## [MATERIAL PROVIDED]
__________________________________________________

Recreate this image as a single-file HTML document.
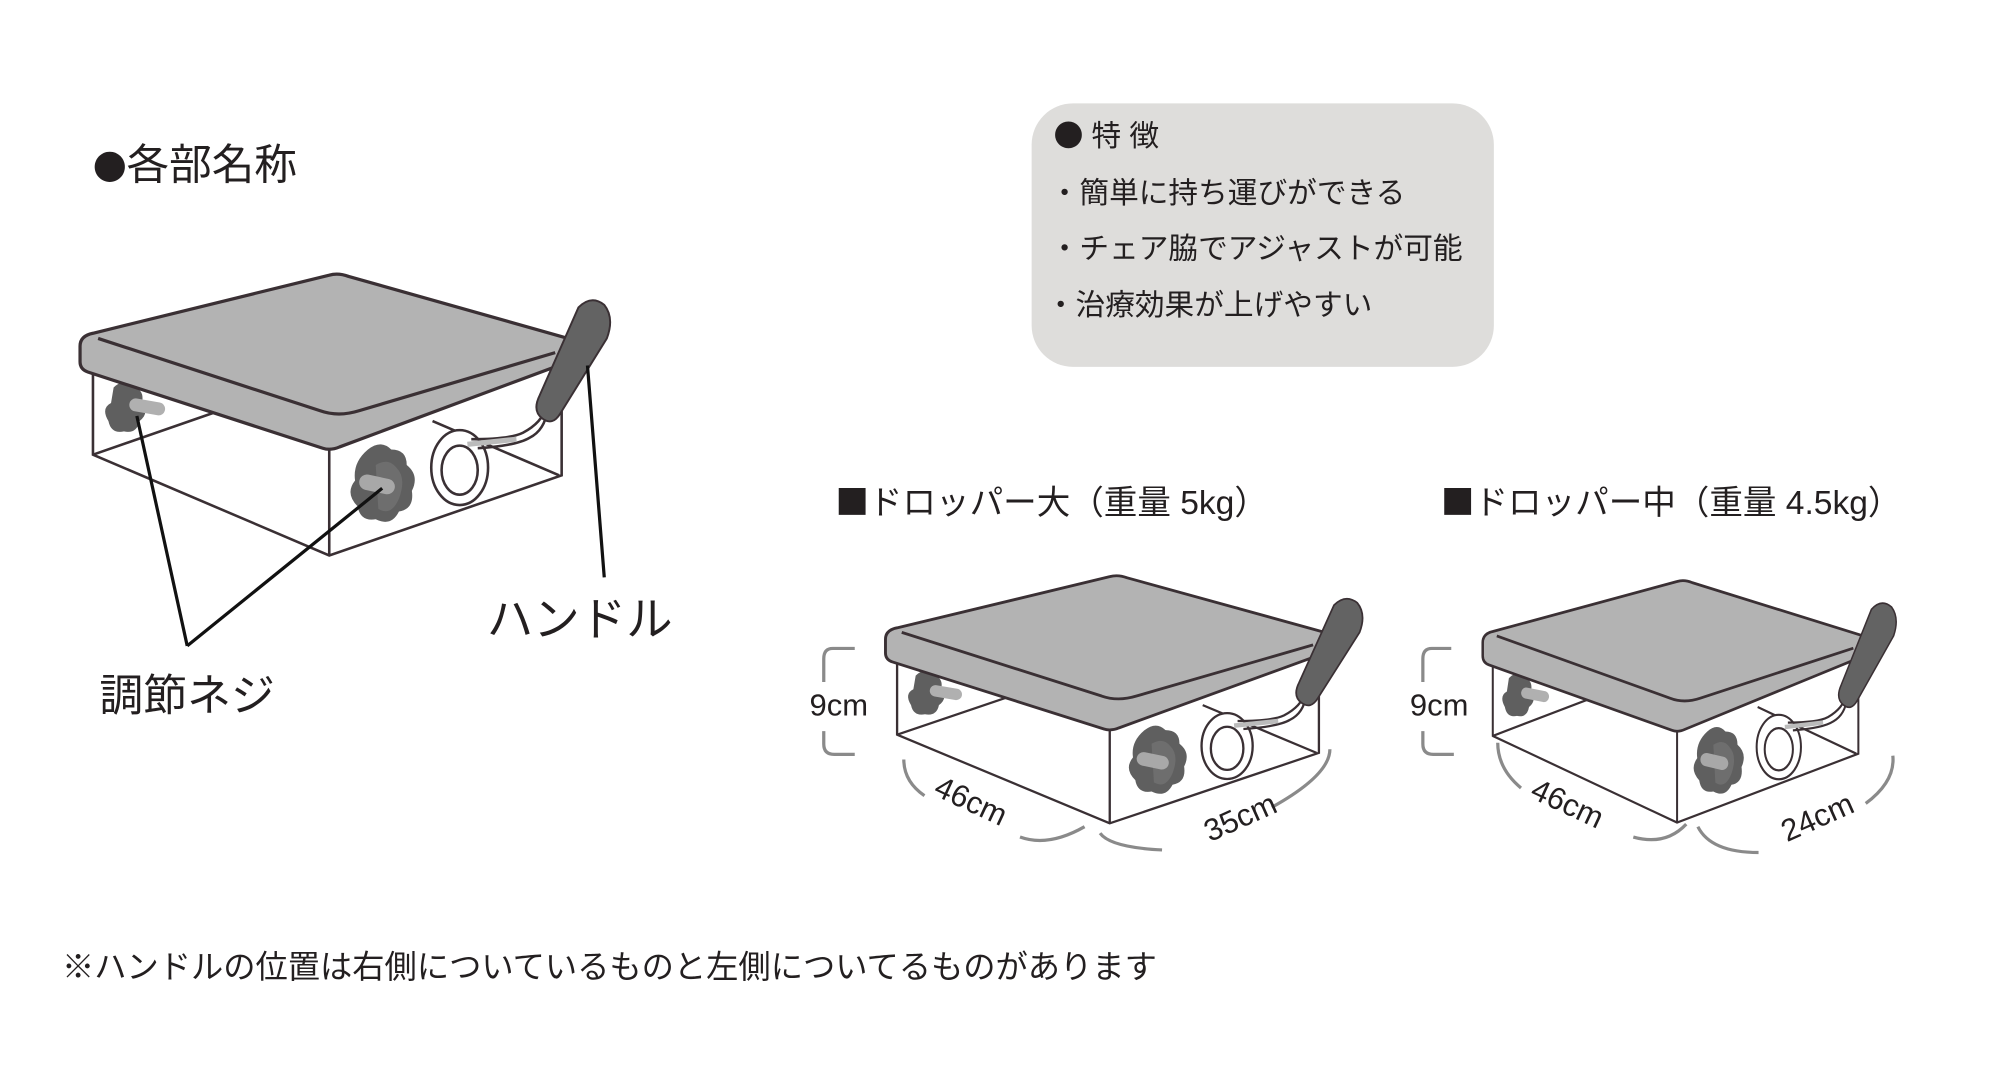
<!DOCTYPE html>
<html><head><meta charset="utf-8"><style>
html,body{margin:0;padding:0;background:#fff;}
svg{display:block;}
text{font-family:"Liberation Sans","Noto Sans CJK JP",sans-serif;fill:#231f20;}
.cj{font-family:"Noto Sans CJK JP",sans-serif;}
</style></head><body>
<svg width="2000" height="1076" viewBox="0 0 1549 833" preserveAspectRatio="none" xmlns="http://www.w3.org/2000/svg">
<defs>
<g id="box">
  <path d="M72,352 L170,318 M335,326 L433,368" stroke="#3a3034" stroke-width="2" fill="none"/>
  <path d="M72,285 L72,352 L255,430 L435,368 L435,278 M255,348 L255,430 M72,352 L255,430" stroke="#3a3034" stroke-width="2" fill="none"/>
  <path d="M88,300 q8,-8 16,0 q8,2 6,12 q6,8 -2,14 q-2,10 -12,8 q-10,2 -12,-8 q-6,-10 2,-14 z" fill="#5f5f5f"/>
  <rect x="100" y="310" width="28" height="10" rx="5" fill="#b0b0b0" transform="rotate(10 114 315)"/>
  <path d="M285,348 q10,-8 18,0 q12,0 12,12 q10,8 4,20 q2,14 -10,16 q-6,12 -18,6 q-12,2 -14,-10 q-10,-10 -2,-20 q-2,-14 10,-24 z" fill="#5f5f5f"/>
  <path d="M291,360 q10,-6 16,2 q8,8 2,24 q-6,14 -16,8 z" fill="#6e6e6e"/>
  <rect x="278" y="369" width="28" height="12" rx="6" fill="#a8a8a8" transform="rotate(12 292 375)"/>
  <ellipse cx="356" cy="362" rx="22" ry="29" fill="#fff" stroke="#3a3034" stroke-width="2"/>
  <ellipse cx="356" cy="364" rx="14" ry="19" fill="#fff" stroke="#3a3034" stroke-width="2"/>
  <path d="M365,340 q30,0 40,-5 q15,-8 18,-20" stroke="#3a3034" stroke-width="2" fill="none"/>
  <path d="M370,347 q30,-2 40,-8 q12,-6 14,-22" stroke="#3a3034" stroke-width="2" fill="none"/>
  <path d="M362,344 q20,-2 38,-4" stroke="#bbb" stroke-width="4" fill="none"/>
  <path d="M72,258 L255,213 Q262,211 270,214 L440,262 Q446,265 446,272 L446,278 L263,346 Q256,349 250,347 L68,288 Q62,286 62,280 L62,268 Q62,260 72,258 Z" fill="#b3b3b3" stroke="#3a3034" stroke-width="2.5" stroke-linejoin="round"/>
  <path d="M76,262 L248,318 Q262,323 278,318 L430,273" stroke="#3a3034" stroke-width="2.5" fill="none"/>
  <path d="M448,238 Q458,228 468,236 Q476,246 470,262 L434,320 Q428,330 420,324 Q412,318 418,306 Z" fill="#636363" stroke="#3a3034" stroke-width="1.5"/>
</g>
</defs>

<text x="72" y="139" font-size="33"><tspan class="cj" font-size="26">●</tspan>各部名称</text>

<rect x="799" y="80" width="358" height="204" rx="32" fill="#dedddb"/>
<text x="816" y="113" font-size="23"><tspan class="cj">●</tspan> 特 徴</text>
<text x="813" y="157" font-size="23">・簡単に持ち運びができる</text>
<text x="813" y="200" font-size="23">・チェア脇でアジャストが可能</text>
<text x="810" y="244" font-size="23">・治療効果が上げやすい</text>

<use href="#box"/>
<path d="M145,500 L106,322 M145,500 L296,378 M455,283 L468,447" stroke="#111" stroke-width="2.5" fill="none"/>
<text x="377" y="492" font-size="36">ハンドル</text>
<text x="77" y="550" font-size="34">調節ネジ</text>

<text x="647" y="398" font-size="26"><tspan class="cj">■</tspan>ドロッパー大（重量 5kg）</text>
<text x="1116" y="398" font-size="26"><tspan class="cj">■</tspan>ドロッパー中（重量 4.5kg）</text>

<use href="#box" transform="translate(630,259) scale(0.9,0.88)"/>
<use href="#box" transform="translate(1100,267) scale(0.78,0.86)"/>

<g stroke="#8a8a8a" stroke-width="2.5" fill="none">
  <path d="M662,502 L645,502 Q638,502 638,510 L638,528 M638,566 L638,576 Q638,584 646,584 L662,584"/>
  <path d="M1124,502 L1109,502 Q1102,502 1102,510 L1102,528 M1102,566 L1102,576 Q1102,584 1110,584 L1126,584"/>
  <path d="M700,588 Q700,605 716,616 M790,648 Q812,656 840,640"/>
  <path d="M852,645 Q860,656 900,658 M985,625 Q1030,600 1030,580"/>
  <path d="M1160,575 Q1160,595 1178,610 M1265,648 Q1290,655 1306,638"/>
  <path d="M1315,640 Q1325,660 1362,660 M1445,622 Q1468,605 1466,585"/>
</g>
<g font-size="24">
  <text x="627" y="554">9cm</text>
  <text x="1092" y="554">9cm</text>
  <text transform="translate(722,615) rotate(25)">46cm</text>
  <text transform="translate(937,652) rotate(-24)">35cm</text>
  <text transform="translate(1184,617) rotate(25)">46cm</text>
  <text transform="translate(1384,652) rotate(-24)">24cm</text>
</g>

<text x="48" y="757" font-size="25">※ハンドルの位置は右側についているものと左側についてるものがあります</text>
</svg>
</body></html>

__________________________________________________

## [SET EXERCISE]
Set every line down exactly as written, leaving each picture out.

## [ANSWER TO THE PROBLEM]
Recreate this image as a single-file HTML document.
<!DOCTYPE html>
<html><head><meta charset="utf-8"><style>
html,body{margin:0;padding:0;background:#fff;}
svg{display:block;}
text{font-family:"Liberation Sans","Noto Sans CJK JP",sans-serif;fill:#231f20;}
.cj{font-family:"Noto Sans CJK JP",sans-serif;}
</style></head><body>
<svg width="2000" height="1076" viewBox="0 0 1549 833" preserveAspectRatio="none" xmlns="http://www.w3.org/2000/svg">
<defs>
<g id="box">
  <path d="M72,352 L170,318 M335,326 L433,368" stroke="#3a3034" stroke-width="2" fill="none"/>
  <path d="M72,285 L72,352 L255,430 L435,368 L435,278 M255,348 L255,430 M72,352 L255,430" stroke="#3a3034" stroke-width="2" fill="none"/>
  <path d="M88,300 q8,-8 16,0 q8,2 6,12 q6,8 -2,14 q-2,10 -12,8 q-10,2 -12,-8 q-6,-10 2,-14 z" fill="#5f5f5f"/>
  <rect x="100" y="310" width="28" height="10" rx="5" fill="#b0b0b0" transform="rotate(10 114 315)"/>
  <path d="M285,348 q10,-8 18,0 q12,0 12,12 q10,8 4,20 q2,14 -10,16 q-6,12 -18,6 q-12,2 -14,-10 q-10,-10 -2,-20 q-2,-14 10,-24 z" fill="#5f5f5f"/>
  <path d="M291,360 q10,-6 16,2 q8,8 2,24 q-6,14 -16,8 z" fill="#6e6e6e"/>
  <rect x="278" y="369" width="28" height="12" rx="6" fill="#a8a8a8" transform="rotate(12 292 375)"/>
  <ellipse cx="356" cy="362" rx="22" ry="29" fill="#fff" stroke="#3a3034" stroke-width="2"/>
  <ellipse cx="356" cy="364" rx="14" ry="19" fill="#fff" stroke="#3a3034" stroke-width="2"/>
  <path d="M365,340 q30,0 40,-5 q15,-8 18,-20" stroke="#3a3034" stroke-width="2" fill="none"/>
  <path d="M370,347 q30,-2 40,-8 q12,-6 14,-22" stroke="#3a3034" stroke-width="2" fill="none"/>
  <path d="M362,344 q20,-2 38,-4" stroke="#bbb" stroke-width="4" fill="none"/>
  <path d="M72,258 L255,213 Q262,211 270,214 L440,262 Q446,265 446,272 L446,278 L263,346 Q256,349 250,347 L68,288 Q62,286 62,280 L62,268 Q62,260 72,258 Z" fill="#b3b3b3" stroke="#3a3034" stroke-width="2.5" stroke-linejoin="round"/>
  <path d="M76,262 L248,318 Q262,323 278,318 L430,273" stroke="#3a3034" stroke-width="2.5" fill="none"/>
  <path d="M448,238 Q458,228 468,236 Q476,246 470,262 L434,320 Q428,330 420,324 Q412,318 418,306 Z" fill="#636363" stroke="#3a3034" stroke-width="1.5"/>
</g>
</defs>

<text x="72" y="139" font-size="33"><tspan class="cj" font-size="26">●</tspan>各部名称</text>

<rect x="799" y="80" width="358" height="204" rx="32" fill="#dedddb"/>
<text x="816" y="113" font-size="23"><tspan class="cj">●</tspan> 特 徴</text>
<text x="813" y="157" font-size="23">・簡単に持ち運びができる</text>
<text x="813" y="200" font-size="23">・チェア脇でアジャストが可能</text>
<text x="810" y="244" font-size="23">・治療効果が上げやすい</text>

<use href="#box"/>
<path d="M145,500 L106,322 M145,500 L296,378 M455,283 L468,447" stroke="#111" stroke-width="2.5" fill="none"/>
<text x="377" y="492" font-size="36">ハンドル</text>
<text x="77" y="550" font-size="34">調節ネジ</text>

<text x="647" y="398" font-size="26"><tspan class="cj">■</tspan>ドロッパー大（重量 5kg）</text>
<text x="1116" y="398" font-size="26"><tspan class="cj">■</tspan>ドロッパー中（重量 4.5kg）</text>

<use href="#box" transform="translate(630,259) scale(0.9,0.88)"/>
<use href="#box" transform="translate(1100,267) scale(0.78,0.86)"/>

<g stroke="#8a8a8a" stroke-width="2.5" fill="none">
  <path d="M662,502 L645,502 Q638,502 638,510 L638,528 M638,566 L638,576 Q638,584 646,584 L662,584"/>
  <path d="M1124,502 L1109,502 Q1102,502 1102,510 L1102,528 M1102,566 L1102,576 Q1102,584 1110,584 L1126,584"/>
  <path d="M700,588 Q700,605 716,616 M790,648 Q812,656 840,640"/>
  <path d="M852,645 Q860,656 900,658 M985,625 Q1030,600 1030,580"/>
  <path d="M1160,575 Q1160,595 1178,610 M1265,648 Q1290,655 1306,638"/>
  <path d="M1315,640 Q1325,660 1362,660 M1445,622 Q1468,605 1466,585"/>
</g>
<g font-size="24">
  <text x="627" y="554">9cm</text>
  <text x="1092" y="554">9cm</text>
  <text transform="translate(722,615) rotate(25)">46cm</text>
  <text transform="translate(937,652) rotate(-24)">35cm</text>
  <text transform="translate(1184,617) rotate(25)">46cm</text>
  <text transform="translate(1384,652) rotate(-24)">24cm</text>
</g>

<text x="48" y="757" font-size="25">※ハンドルの位置は右側についているものと左側についてるものがあります</text>
</svg>
</body></html>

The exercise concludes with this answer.